In her junior spring, O’Nell delved even deeper into questions of morality in the lab of Professor Rebecca Saxe. Her research there centers on how the human brain parses people’s identities and emotional states from their faces alone, and how those computations are related to each other. Part of what interests O’Nell is the fact that we are constantly making decisions, about ourselves and others, with limited information.
“We’re always solving under uncertainty,” she says. “And our brain does it so well, in so many ways.”
Outside of class, O’Nell has no shortage of things to do. For starters, she has been serving as an associate advisor for a first-year seminar since the fall of her sophomore year.
“Basically it’s my job to sit in on a seminar and bully them into not taking seven classes at a time, and reminding them that yes, your first 8.01 exam is tomorrow,” she says with a laugh.
She has also continued an activity she was passionate about in high school — Model United Nations. One of the most fun parts for her is serving on the Historical Crisis Committee, in which delegates must try to figure out a way to solve a real historical problem, like the Cuban Missile Crisis or the French and Indian War.
“This year they failed and the world was a nuclear wasteland,” she says. “Last year, I don’t entirely know how this happened, but France decided that they wanted to abandon the North American theater entirely and just took over all of Britain’s holdings in India.”
She’s also part of an MIT program called the Addir Interfaith Fellowship, in which a small group of people meet each week and discuss a topic related to religion and spirituality. Before joining, she didn’t think it was something she’d be interested in — but after being placed in a first-year class about science and spirituality, she has found discussing religion to be really stimulating. She’s been a part of the group ever since.
O’Nell has also been heavily involved in writing and producing a Mystery Dinner Theater for Campus Preview Weekend, on behalf of her living group J Entry, in MacGregor House. The plot, generally, is MIT-themed — a physics professor might get killed by a swarm of CRISPR nanobots, for instance. When she’s not cooking up murder mysteries, she might be running SAT classes for high school students, playing piano, reading, or spending time with friends. Or, when she needs to go grocery shopping, she’ll be stopping by the Trader Joe’s on Boylston Avenue, as an excuse to visit the Boston Public Library across the street.
Quite excited for the future
O’Nell is excited that the Marshall Scholarship will enable her to live in the country that produced so many of the books she cherished as a kid, like “The Hobbit.” She’s also thrilled to further her research there. However, she jokes that she still needs to get some of the lingo down.
“I need to learn how to use the word ‘quite’ correctly. Because I overuse it in the American way,” she says.

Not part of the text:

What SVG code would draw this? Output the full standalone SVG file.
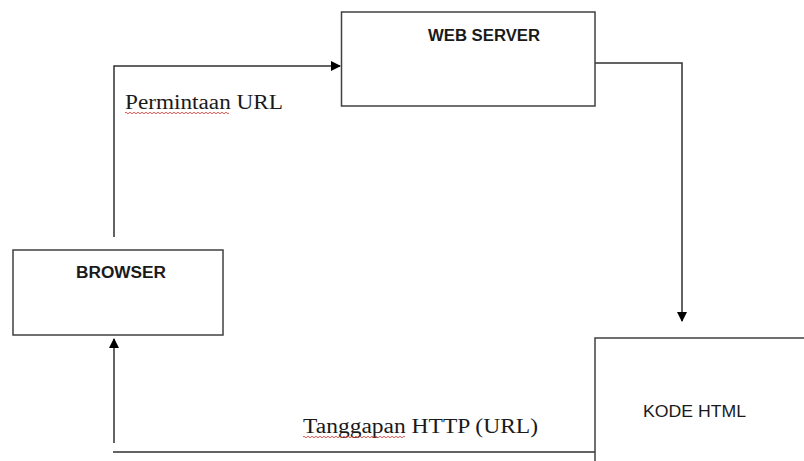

Her master’s research will largely expand on the principles she’s been examining in the Saxe lab. Questions of morality, processing, and social interaction are where she aims to focus her attention.
“My master’s project is going to be basically taking a look at whether how difficult it is for you to determine someone else’s facial expression changes how generous you are with people,” she explains.

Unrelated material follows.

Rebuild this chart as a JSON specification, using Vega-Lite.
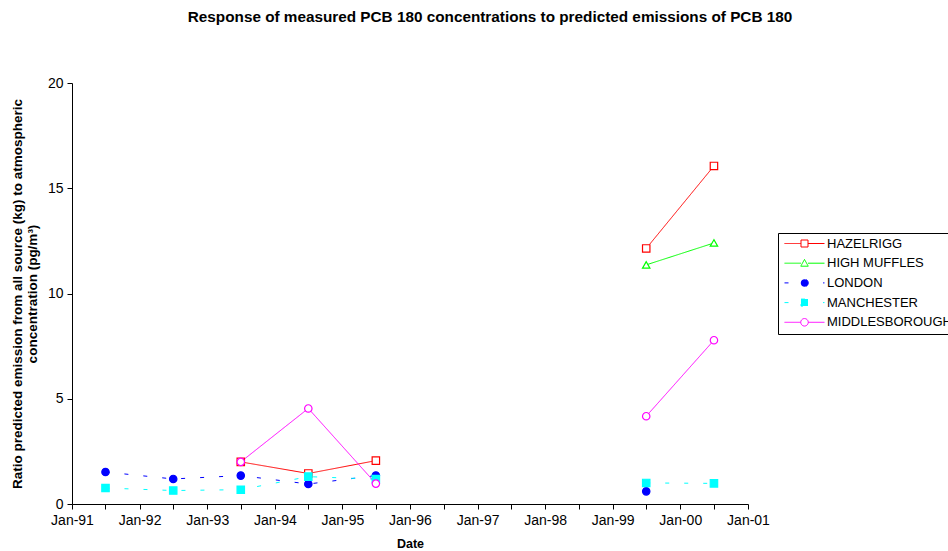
{
  "$schema": "https://vega.github.io/schema/vega-lite/v6.json",
  "width": 676,
  "height": 421,
  "autosize": {"type": "none"},
  "padding": {"left": 72, "top": 83, "right": 200, "bottom": 47},
  "background": "white",
  "title": {
    "text": "Response of measured PCB 180 concentrations to predicted emissions of PCB 180",
    "anchor": "middle",
    "frame": "group",
    "dx": 80,
    "offset": 51,
    "fontSize": 15.3,
    "fontWeight": "bold",
    "font": "Liberation Sans",
    "color": "black"
  },
  "config": {
    "view": {"stroke": null},
    "axis": {
      "labelFont": "Liberation Sans",
      "labelFontSize": 14,
      "labelColor": "black",
      "domainColor": "black",
      "tickColor": "black",
      "titleFont": "Liberation Sans",
      "titleFontSize": 13.5,
      "titleFontWeight": "bold",
      "titleColor": "black",
      "grid": false,
      "tickSize": 5
    }
  },
  "data": {
    "values": [
      {"site": "HAZELRIGG", "date": "1993-07-01", "ratio": 2.0, "seg": "a"},
      {"site": "HAZELRIGG", "date": "1994-07-01", "ratio": 1.45, "seg": "a"},
      {"site": "HAZELRIGG", "date": "1995-07-01", "ratio": 2.06, "seg": "a"},
      {"site": "HAZELRIGG", "date": "1999-07-01", "ratio": 12.14, "seg": "b"},
      {"site": "HAZELRIGG", "date": "2000-07-01", "ratio": 16.06, "seg": "b"},
      {"site": "HIGH MUFFLES", "date": "1999-07-01", "ratio": 11.36, "seg": "b"},
      {"site": "HIGH MUFFLES", "date": "2000-07-01", "ratio": 12.4, "seg": "b"},
      {"site": "LONDON", "date": "1991-07-01", "ratio": 1.52, "seg": "a"},
      {"site": "LONDON", "date": "1992-07-01", "ratio": 1.19, "seg": "a"},
      {"site": "LONDON", "date": "1993-07-01", "ratio": 1.35, "seg": "a"},
      {"site": "LONDON", "date": "1994-07-01", "ratio": 0.95, "seg": "a"},
      {"site": "LONDON", "date": "1995-07-01", "ratio": 1.35, "seg": "a"},
      {"site": "LONDON", "date": "1999-07-01", "ratio": 0.6, "seg": "b"},
      {"site": "MANCHESTER", "date": "1991-07-01", "ratio": 0.76, "seg": "a"},
      {"site": "MANCHESTER", "date": "1992-07-01", "ratio": 0.64, "seg": "a"},
      {"site": "MANCHESTER", "date": "1993-07-01", "ratio": 0.68, "seg": "a"},
      {"site": "MANCHESTER", "date": "1994-07-01", "ratio": 1.3, "seg": "a"},
      {"site": "MANCHESTER", "date": "1995-07-01", "ratio": 1.18, "seg": "a"},
      {"site": "MANCHESTER", "date": "1999-07-01", "ratio": 1.0, "seg": "b"},
      {"site": "MANCHESTER", "date": "2000-07-01", "ratio": 0.98, "seg": "b"},
      {"site": "MIDDLESBOROUGH", "date": "1993-07-01", "ratio": 2.0, "seg": "a"},
      {"site": "MIDDLESBOROUGH", "date": "1994-07-01", "ratio": 4.54, "seg": "a"},
      {"site": "MIDDLESBOROUGH", "date": "1995-07-01", "ratio": 0.97, "seg": "a"},
      {"site": "MIDDLESBOROUGH", "date": "1999-07-01", "ratio": 4.17, "seg": "b"},
      {"site": "MIDDLESBOROUGH", "date": "2000-07-01", "ratio": 7.78, "seg": "b"}
    ]
  },
  "encoding": {
    "x": {
      "field": "date",
      "type": "temporal",
      "scale": {"type": "utc", "domain": [{"year": 1991, "month": 1, "date": 1, "utc": true}, {"year": 2001, "month": 1, "date": 1, "utc": true}]},
      "axis": {
        "title": "Date",
        "titleFontSize": 12.5,
        "values": [
          {"year": 1991, "month": 1, "date": 1, "utc": true}, {"year": 1991, "month": 7, "date": 1, "utc": true},
          {"year": 1992, "month": 1, "date": 1, "utc": true}, {"year": 1992, "month": 7, "date": 1, "utc": true},
          {"year": 1993, "month": 1, "date": 1, "utc": true}, {"year": 1993, "month": 7, "date": 1, "utc": true},
          {"year": 1994, "month": 1, "date": 1, "utc": true}, {"year": 1994, "month": 7, "date": 1, "utc": true},
          {"year": 1995, "month": 1, "date": 1, "utc": true}, {"year": 1995, "month": 7, "date": 1, "utc": true},
          {"year": 1996, "month": 1, "date": 1, "utc": true}, {"year": 1996, "month": 7, "date": 1, "utc": true},
          {"year": 1997, "month": 1, "date": 1, "utc": true}, {"year": 1997, "month": 7, "date": 1, "utc": true},
          {"year": 1998, "month": 1, "date": 1, "utc": true}, {"year": 1998, "month": 7, "date": 1, "utc": true},
          {"year": 1999, "month": 1, "date": 1, "utc": true}, {"year": 1999, "month": 7, "date": 1, "utc": true},
          {"year": 2000, "month": 1, "date": 1, "utc": true}, {"year": 2000, "month": 7, "date": 1, "utc": true},
          {"year": 2001, "month": 1, "date": 1, "utc": true}
        ],
        "labelExpr": "utcmonth(datum.value) == 0 ? utcFormat(datum.value, '%b-%y') : ''",
        "labelPadding": 4,
        "titlePadding": 10,
        "labelOverlap": false,
        "labelFlush": false
      }
    },
    "y": {
      "field": "ratio",
      "type": "quantitative",
      "scale": {"domain": [0, 20], "nice": false},
      "axis": {
        "values": [0, 5, 10, 15, 20],
        "title": ["Ratio predicted emission from all source (kg)  to atmospheric", "concentration  (pg/m³)"],
        "titleLineHeight": 15,
        "labelPadding": 4,
        "titlePadding": 8
      }
    }
  },
  "layer": [
    {
      "mark": {"type": "line", "strokeWidth": 1},
      "encoding": {
        "detail": {"field": "seg"},
        "stroke": {
          "field": "site",
          "type": "nominal",
          "scale": {
            "domain": ["HAZELRIGG", "HIGH MUFFLES", "LONDON", "MANCHESTER", "MIDDLESBOROUGH"],
            "range": ["#FF0000", "#00FF00", "#0000FF", "#00FFFF", "#FF00FF"]
          },
          "legend": {
            "title": null,
            "orient": "none",
            "legendX": 706,
            "legendY": 150,
            "strokeColor": "black",
            "fillColor": "white",
            "padding": 4,
            "rowPadding": 5.7,
            "labelFont": "Liberation Sans",
            "labelFontSize": 13,
            "labelColor": "black",
            "symbolSize": 100,
            "symbolStrokeWidth": 1,
            "symbolDash": [],
            "labelOffset": 32,
            "symbolType": "M-0.8,0H2.5M3.9,0H7.2M2.5,-0.7H3.9V0.7H2.5Z",
            "encode": {
              "symbols": {
                "update": {
                  "shape": {
                    "signal": "datum.value === 'HAZELRIGG' ? 'M-0.8,0H2.5M3.9,0H7.2M2.5,-0.7H3.9V0.7H2.5Z' : datum.value === 'HIGH MUFFLES' ? 'M-0.8,0H2.5M3.9,0H7.2M3.2,-0.75L3.95,0.6H2.45Z' : datum.value === 'LONDON' ? 'M-0.8,0H0M6.9,0H7.2M3.95,0A0.75,0.75 0 1,1 2.45,0A0.75,0.75 0 1,1 3.95,0Z' : datum.value === 'MANCHESTER' ? 'M-0.8,0H0M6.9,0H7.2M2.5,-0.7H3.9V0.7H2.5Z' : 'M-0.8,0H2.45M3.95,0H7.2M3.95,0A0.75,0.75 0 1,1 2.45,0A0.75,0.75 0 1,1 3.95,0Z'"
                  },
                  "fill": {
                    "signal": "datum.value === 'LONDON' ? '#0000FF' : datum.value === 'MANCHESTER' ? '#00FFFF' : '#FFFFFF'"
                  },
                  "strokeDash": {"value": []}
                }
              }
            }
          }
        },
        "strokeDash": {
          "field": "site",
          "type": "nominal",
          "scale": {
            "domain": ["HAZELRIGG", "HIGH MUFFLES", "LONDON", "MANCHESTER", "MIDDLESBOROUGH"],
            "range": [[1, 0], [1, 0], [4, 15], [4, 15], [1, 0]]
          },
          "legend": null
        }
      }
    },
    {
      "transform": [{"filter": "datum.site === 'HAZELRIGG'"}],
      "mark": {"type": "point", "shape": "square", "size": 55, "strokeWidth": 1.2, "opacity": 1, "fill": "#FFFFFF", "filled": false},
      "encoding": {"stroke": {"field": "site", "type": "nominal"}}
    },
    {
      "transform": [{"filter": "datum.site === 'HIGH MUFFLES'"}],
      "mark": {"type": "point", "shape": "triangle-up", "size": 55, "strokeWidth": 1.2, "opacity": 1, "fill": "#FFFFFF", "filled": false},
      "encoding": {"stroke": {"field": "site", "type": "nominal"}}
    },
    {
      "transform": [{"filter": "datum.site === 'LONDON'"}],
      "mark": {"type": "point", "shape": "circle", "size": 55, "strokeWidth": 1.2, "opacity": 1, "fill": "#0000FF", "filled": false},
      "encoding": {"stroke": {"field": "site", "type": "nominal"}}
    },
    {
      "transform": [{"filter": "datum.site === 'MANCHESTER'"}],
      "mark": {"type": "point", "shape": "square", "size": 55, "strokeWidth": 1.2, "opacity": 1, "fill": "#00FFFF", "filled": false},
      "encoding": {"stroke": {"field": "site", "type": "nominal"}}
    },
    {
      "transform": [{"filter": "datum.site === 'MIDDLESBOROUGH'"}],
      "mark": {"type": "point", "shape": "circle", "size": 55, "strokeWidth": 1.2, "opacity": 1, "fill": "#FFFFFF", "filled": false},
      "encoding": {"stroke": {"field": "site", "type": "nominal"}}
    }
  ]
}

After that, she hopes to follow the standard research track of earning a PhD, doing postdoctoral research, and then entering academia as a professor and researcher. Teaching and researching, she says, are two of her favorite things — she’s excited to have the chance to do both at the same time. But that’s a few years ahead. Right now, she hopes to use her time in England to learn all she can about the deeper functions of the brain, with or without chocolate milk.